If he wants to boost the defence budget by $54bn without adding to the deficit, that money will have to come from somewhere – and mandatory spending on welfare and debt interest takes nearly 70% of the budget off the table.
Early reports are that the Environmental Protection Agency is facing sharp cuts, but its total annual budget is just over $8bn -a drop in the bucket.
The State Department has also been singled out as a source for the needed funds, and its $50bn annually (including $22bn in direct aid) makes it a fatter target.
The lion’s share of humanitarian assistance goes to rebuilding efforts in Afghanistan and Aids treatment in Sub-Saharan Africa, however, which will be difficult to touch. Also unlikely to get the axe is military support, dominated by $3.1bn annually to Israel.
There’s a reason the Trump administration announced the military budget number before revealing where the money will come from. Spending is easy; cutting is hard.
The White House sent Mr Trump’s 2018 budget blueprint, which begins on 1 October, to federal agencies on Monday,
The agencies will then review the plan and propose changes to the cuts as the White House prepares for negotiations with Congress.
The Republican-controlled Congress must approve any federal spending.

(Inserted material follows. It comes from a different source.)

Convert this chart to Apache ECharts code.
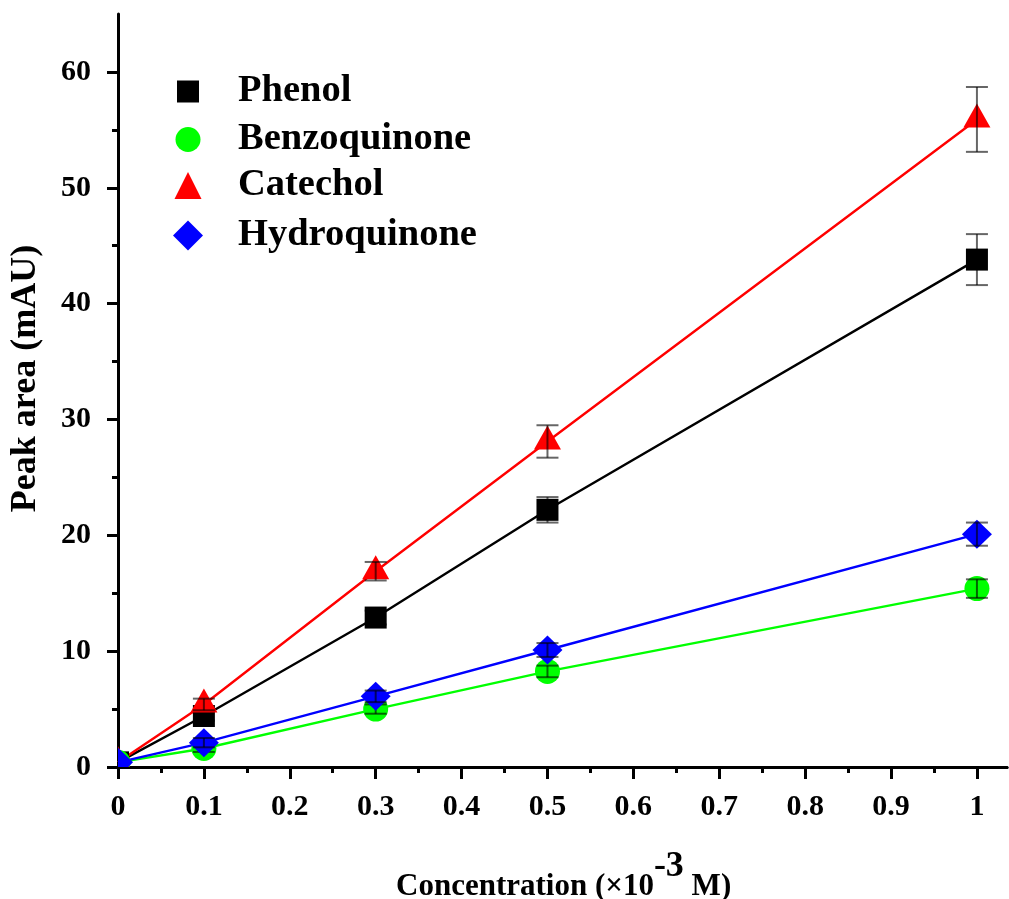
<!DOCTYPE html>
<html>
<head>
<meta charset="utf-8">
<script src="https://cdn.jsdelivr.net/npm/echarts@6/dist/echarts.min.js"></script>
<style>
  html, body { margin: 0; padding: 0; background: #fff; }
  #chart { width: 1009px; height: 899px; }
</style>
</head>
<body>
<div id="chart"></div>
<script>
// Concentration (x10^-3 M)
const concentration = [0, 0.1, 0.3, 0.5, 1.0];

// Peak area (mAU) per compound
const phenol       = [0.4, 4.4, 12.9, 22.2, 43.8];
const benzoquinone = [0.4, 1.6, 5.0, 8.25, 15.4];
const catechol     = [0.4, 5.4, 16.9, 28.1, 55.9];
const hydroquinone = [0.4, 2.1, 6.1, 10.1, 20.1];

// Standard deviations (mAU)
const phenolErr       = [0, 0.4, 0.6, 1.1, 2.2];
const benzoquinoneErr = [0, 0.3, 0.4, 0.5, 0.8];
const catecholErr     = [0, 0.5, 0.8, 1.4, 2.8];
const hydroquinoneErr = [0, 0.4, 0.5, 0.6, 1.0];

// Axis ticks
const xMajorTicks = [0, 0.1, 0.2, 0.3, 0.4, 0.5, 0.6, 0.7, 0.8, 0.9, 1.0];
const xMinorTicks = [0.05, 0.15, 0.25, 0.35, 0.45, 0.55, 0.65, 0.75, 0.85, 0.95];
const yMajorTicks = [0, 10, 20, 30, 40, 50, 60];
const yMinorTicks = [5, 15, 25, 35, 45, 55];

const FONT = '"Liberation Serif", "Times New Roman", serif';
const X_MAX = 1.035;
const Y_MAX = 65;

const compounds = [
  { name: 'Phenol',       values: phenol,       errors: phenolErr,       color: '#000000', shape: 'square',   icon: 'rect',     iconSize: 22 },
  { name: 'Benzoquinone', values: benzoquinone, errors: benzoquinoneErr, color: '#00ff00', shape: 'circle',   icon: 'circle',   iconSize: 25 },
  { name: 'Catechol',     values: catechol,     errors: catecholErr,     color: '#ff0000', shape: 'triangle', icon: 'triangle', iconSize: 27 },
  { name: 'Hydroquinone', values: hydroquinone, errors: hydroquinoneErr, color: '#0000ff', shape: 'diamond',  icon: 'diamond',  iconSize: 30 }
];
const legendCenters = [87, 135, 181, 231];
const legendIconX = 188;   // icon centre
const legendTextX = 238;   // start of legend text

function markerShape(shape, px, py, color) {
  const style = { fill: color, stroke: null };
  switch (shape) {
    case 'square':
      return { type: 'rect', shape: { x: px - 11, y: py - 11, width: 22, height: 22 }, style };
    case 'circle':
      return { type: 'circle', shape: { cx: px, cy: py, r: 12.5 }, style };
    case 'triangle':
      return { type: 'polygon', shape: { points: [[px, py - 16], [px - 13.5, py + 8], [px + 13.5, py + 8]] }, style };
    default:
      return { type: 'polygon', shape: { points: [[px, py - 14.5], [px + 15, py], [px, py + 14.5], [px - 15, py]] }, style };
  }
}

const lineSeries = compounds.map(c => ({
  type: 'line',
  name: c.name + ' line',
  xAxisIndex: 0,
  yAxisIndex: 0,
  data: concentration.map((x, i) => [x, c.values[i]]),
  showSymbol: false,
  symbol: 'none',
  silent: true,
  clip: true,
  lineStyle: { color: c.color, width: 2.4 },
  z: 2
}));

const markerSeries = compounds.map(c => ({
  type: 'custom',
  name: c.name,
  coordinateSystem: 'cartesian2d',
  xAxisIndex: 0,
  yAxisIndex: 0,
  clip: true,
  silent: true,
  itemStyle: { color: c.color },
  encode: { x: 0, y: 1 },
  data: concentration.map((x, i) => [x, c.values[i], c.errors[i]]),
  renderItem: function (params, api) {
    const x = api.value(0), y = api.value(1), e = api.value(2);
    const p = api.coord([x, y]);
    const children = [markerShape(c.shape, p[0], p[1], c.color)];
    if (e > 0) {
      const hi = api.coord([x, y + e]);
      const lo = api.coord([x, y - e]);
      const barStyle = { stroke: 'rgba(0,0,0,0.6)', lineWidth: 2 };
      children.push(
        { type: 'line', shape: { x1: p[0], y1: hi[1], x2: p[0], y2: lo[1] }, style: barStyle },
        { type: 'line', shape: { x1: p[0] - 11, y1: hi[1], x2: p[0] + 11, y2: hi[1] }, style: barStyle },
        { type: 'line', shape: { x1: p[0] - 11, y1: lo[1], x2: p[0] + 11, y2: lo[1] }, style: barStyle }
      );
    }
    return { type: 'group', children };
  },
  z: 3
}));

// One legend block per compound so each icon keeps its own size.
const legends = compounds.map((c, i) => ({
  data: [{ name: c.name, icon: c.icon }],
  orient: 'vertical',
  left: legendIconX - c.iconSize / 2,
  top: legendCenters[i] - 15,
  padding: 0,
  itemWidth: c.iconSize,
  itemHeight: c.iconSize,
  selectedMode: false,
  textStyle: {
    fontFamily: FONT, fontWeight: 'bold', fontSize: 38.5, lineHeight: 30, color: '#000',
    padding: [0, 0, 0, legendTextX - (legendIconX + c.iconSize / 2) - 5]
  }
}));

const tickLabel = { fontFamily: FONT, fontWeight: 'bold', fontSize: 30, color: '#000' };

const option = {
  animation: false,
  backgroundColor: '#fff',
  // x-axis title with a raised exponent
  title: {
    text: 'Concentration (×10{sup|-3} M)',
    left: 396,
    top: 872,
    padding: 0,
    textStyle: {
      fontFamily: FONT, fontWeight: 'bold', fontSize: 31, color: '#000',
      lineHeight: 30, verticalAlign: 'bottom',
      rich: {
        sup: { fontFamily: FONT, fontWeight: 'bold', fontSize: 36, color: '#000', lineHeight: 30, padding: [0, 0, 17, 0], verticalAlign: 'bottom' }
      }
    }
  },
  grid: { left: 118, right: 2, top: 14, bottom: 132, containLabel: false },
  legend: legends,
  xAxis: [
    {
      type: 'value', min: 0, max: X_MAX, position: 'bottom',
      axisLine: { show: true, onZero: false, lineStyle: { color: '#000', width: 3 } },
      axisTick: { show: true, customValues: xMajorTicks, length: 12, lineStyle: { color: '#000', width: 3 } },
      axisLabel: {
        show: true, customValues: xMajorTicks, margin: 25, ...tickLabel,
        formatter: v => String(Number(v.toFixed(1)))
      },
      splitLine: { show: false }
    },
    {
      type: 'value', min: 0, max: X_MAX, position: 'bottom',
      axisLine: { show: false },
      axisTick: { show: true, customValues: xMinorTicks, length: 6, lineStyle: { color: '#000', width: 3 } },
      axisLabel: { show: false },
      splitLine: { show: false }
    },
    {
      type: 'value', min: 0, max: X_MAX, position: 'top',
      axisLine: { show: true, lineStyle: { color: '#000', width: 3 } },
      axisTick: { show: false },
      axisLabel: { show: false },
      splitLine: { show: false }
    }
  ],
  yAxis: [
    {
      type: 'value', min: 0, max: Y_MAX, position: 'left',
      axisLine: { show: true, onZero: false, lineStyle: { color: '#000', width: 3 } },
      axisTick: { show: true, customValues: yMajorTicks, length: 11, lineStyle: { color: '#000', width: 3 } },
      axisLabel: { show: true, customValues: yMajorTicks, margin: 27, ...tickLabel },
      splitLine: { show: false },
      name: 'Peak area (mAU)',
      nameLocation: 'middle',
      nameGap: 74,
      nameTextStyle: { fontFamily: FONT, fontWeight: 'bold', fontSize: 36, color: '#000', padding: [0, 0, 0, 24] }
    },
    {
      type: 'value', min: 0, max: Y_MAX, position: 'left',
      axisLine: { show: false },
      axisTick: { show: true, customValues: yMinorTicks, length: 6, lineStyle: { color: '#000', width: 3 } },
      axisLabel: { show: false },
      splitLine: { show: false }
    }
  ],
  series: [...lineSeries, ...markerSeries]
};

const chart = echarts.init(document.getElementById('chart'), null, { renderer: 'canvas' });
chart.setOption(option);
</script>
</body>
</html>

Mr Trump’s plan is expected to face backlash from Democrats and some Republicans over cuts to domestic programmes.
Congresswoman Nita Lowey, the ranking Democrat on the House Appropriations Committee, said Mr Trump’s plan is harmful to working families.
“Democrats will make crystal clear the misplaced priorities of the Administration and the Republican majority, and we will fight tooth and nail to protect services and investments that are critical to hardworking American families and communities across the country,” she said.